PROBLEM DETAILS »
Where a line holds "this", copy it.
____________________
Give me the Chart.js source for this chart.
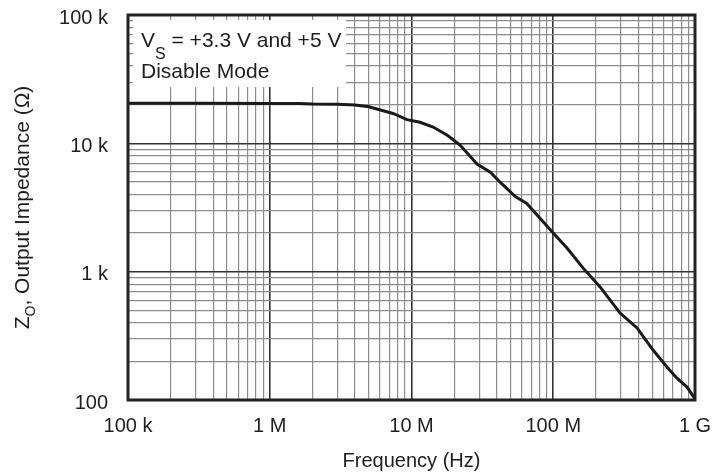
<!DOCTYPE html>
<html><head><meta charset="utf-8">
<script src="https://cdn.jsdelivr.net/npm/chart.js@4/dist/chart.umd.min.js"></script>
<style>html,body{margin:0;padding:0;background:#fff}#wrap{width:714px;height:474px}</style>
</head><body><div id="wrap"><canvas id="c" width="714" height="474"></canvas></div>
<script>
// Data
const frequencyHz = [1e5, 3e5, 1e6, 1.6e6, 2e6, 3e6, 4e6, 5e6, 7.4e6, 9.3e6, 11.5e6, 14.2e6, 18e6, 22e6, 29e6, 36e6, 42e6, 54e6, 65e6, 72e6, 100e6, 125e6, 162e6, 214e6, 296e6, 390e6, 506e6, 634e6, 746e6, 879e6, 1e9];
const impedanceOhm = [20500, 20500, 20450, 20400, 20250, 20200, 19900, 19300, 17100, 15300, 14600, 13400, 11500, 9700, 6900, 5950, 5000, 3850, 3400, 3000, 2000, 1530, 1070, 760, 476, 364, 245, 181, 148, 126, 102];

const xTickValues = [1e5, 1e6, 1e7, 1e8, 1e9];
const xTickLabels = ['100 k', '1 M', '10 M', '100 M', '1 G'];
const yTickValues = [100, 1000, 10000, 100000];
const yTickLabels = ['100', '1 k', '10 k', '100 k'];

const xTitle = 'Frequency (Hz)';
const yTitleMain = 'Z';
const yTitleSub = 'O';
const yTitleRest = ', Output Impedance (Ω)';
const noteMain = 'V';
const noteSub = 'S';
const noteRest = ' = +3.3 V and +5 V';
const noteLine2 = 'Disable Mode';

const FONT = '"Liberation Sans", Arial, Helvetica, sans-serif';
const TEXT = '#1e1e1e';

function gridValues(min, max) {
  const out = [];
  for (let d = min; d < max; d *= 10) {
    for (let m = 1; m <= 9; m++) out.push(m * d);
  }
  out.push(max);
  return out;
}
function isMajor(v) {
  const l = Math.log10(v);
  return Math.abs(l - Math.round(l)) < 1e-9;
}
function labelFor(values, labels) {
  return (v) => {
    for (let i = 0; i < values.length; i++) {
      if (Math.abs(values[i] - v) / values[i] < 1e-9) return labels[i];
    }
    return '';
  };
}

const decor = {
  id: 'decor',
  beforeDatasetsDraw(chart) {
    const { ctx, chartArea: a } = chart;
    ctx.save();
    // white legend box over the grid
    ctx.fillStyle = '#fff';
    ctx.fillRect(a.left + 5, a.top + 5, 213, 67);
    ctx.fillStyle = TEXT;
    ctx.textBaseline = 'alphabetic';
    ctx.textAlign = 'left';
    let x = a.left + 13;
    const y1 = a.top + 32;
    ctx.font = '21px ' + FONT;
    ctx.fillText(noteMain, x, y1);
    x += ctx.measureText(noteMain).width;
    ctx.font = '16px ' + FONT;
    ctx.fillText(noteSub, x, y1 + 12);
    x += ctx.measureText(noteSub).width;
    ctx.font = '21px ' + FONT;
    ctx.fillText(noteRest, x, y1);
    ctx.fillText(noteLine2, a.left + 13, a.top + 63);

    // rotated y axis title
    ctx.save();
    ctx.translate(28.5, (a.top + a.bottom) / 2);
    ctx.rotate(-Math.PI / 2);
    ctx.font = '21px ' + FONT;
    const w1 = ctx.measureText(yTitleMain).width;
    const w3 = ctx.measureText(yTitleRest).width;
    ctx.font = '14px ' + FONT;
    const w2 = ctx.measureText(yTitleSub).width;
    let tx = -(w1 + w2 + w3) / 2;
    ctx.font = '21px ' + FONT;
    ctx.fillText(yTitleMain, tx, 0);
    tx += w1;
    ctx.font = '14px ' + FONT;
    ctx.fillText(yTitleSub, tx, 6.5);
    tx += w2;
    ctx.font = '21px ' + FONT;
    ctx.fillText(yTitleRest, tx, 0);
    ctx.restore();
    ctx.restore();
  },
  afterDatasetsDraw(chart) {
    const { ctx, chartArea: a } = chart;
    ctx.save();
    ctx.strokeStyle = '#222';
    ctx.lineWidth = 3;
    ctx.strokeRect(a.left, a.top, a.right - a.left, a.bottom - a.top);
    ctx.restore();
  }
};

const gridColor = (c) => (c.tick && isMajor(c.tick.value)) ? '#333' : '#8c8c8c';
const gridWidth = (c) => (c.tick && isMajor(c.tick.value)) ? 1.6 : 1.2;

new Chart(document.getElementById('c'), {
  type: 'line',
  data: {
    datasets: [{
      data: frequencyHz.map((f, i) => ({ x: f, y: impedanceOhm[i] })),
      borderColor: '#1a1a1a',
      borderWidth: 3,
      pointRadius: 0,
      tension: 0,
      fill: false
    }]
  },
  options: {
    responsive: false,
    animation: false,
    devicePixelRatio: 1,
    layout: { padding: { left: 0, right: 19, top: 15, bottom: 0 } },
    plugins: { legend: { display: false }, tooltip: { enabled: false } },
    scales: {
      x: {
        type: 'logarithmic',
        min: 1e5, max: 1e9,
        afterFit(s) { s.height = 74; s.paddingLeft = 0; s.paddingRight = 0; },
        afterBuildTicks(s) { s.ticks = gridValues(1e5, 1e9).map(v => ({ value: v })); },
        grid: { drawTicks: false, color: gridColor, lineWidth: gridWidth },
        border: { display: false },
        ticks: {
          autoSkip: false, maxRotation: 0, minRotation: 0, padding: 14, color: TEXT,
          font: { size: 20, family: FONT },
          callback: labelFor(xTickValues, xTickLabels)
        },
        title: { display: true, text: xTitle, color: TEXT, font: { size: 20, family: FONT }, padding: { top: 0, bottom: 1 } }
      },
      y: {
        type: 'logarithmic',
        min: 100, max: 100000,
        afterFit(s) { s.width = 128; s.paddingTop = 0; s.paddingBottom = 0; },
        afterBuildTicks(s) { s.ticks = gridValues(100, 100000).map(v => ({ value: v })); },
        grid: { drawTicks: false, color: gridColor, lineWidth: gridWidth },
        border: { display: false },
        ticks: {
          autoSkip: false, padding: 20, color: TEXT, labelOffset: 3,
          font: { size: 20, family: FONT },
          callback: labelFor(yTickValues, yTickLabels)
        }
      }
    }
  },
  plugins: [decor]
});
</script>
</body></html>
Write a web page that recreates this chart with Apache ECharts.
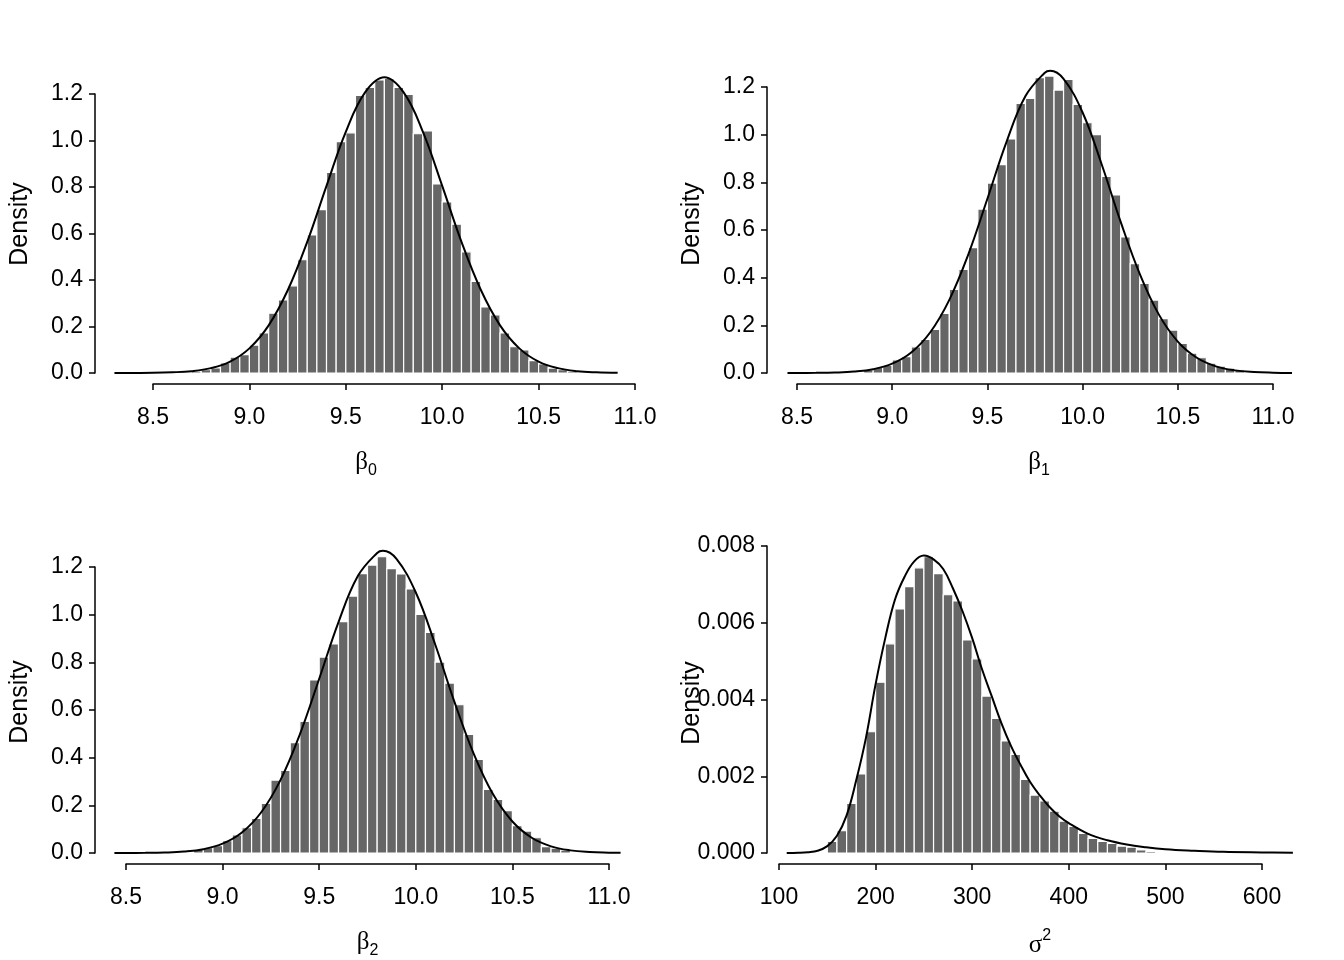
____________________
FINISHED ANSWER »
Give me the Chart.js source for this chart.
Write a web page that recreates this chart with Apache ECharts.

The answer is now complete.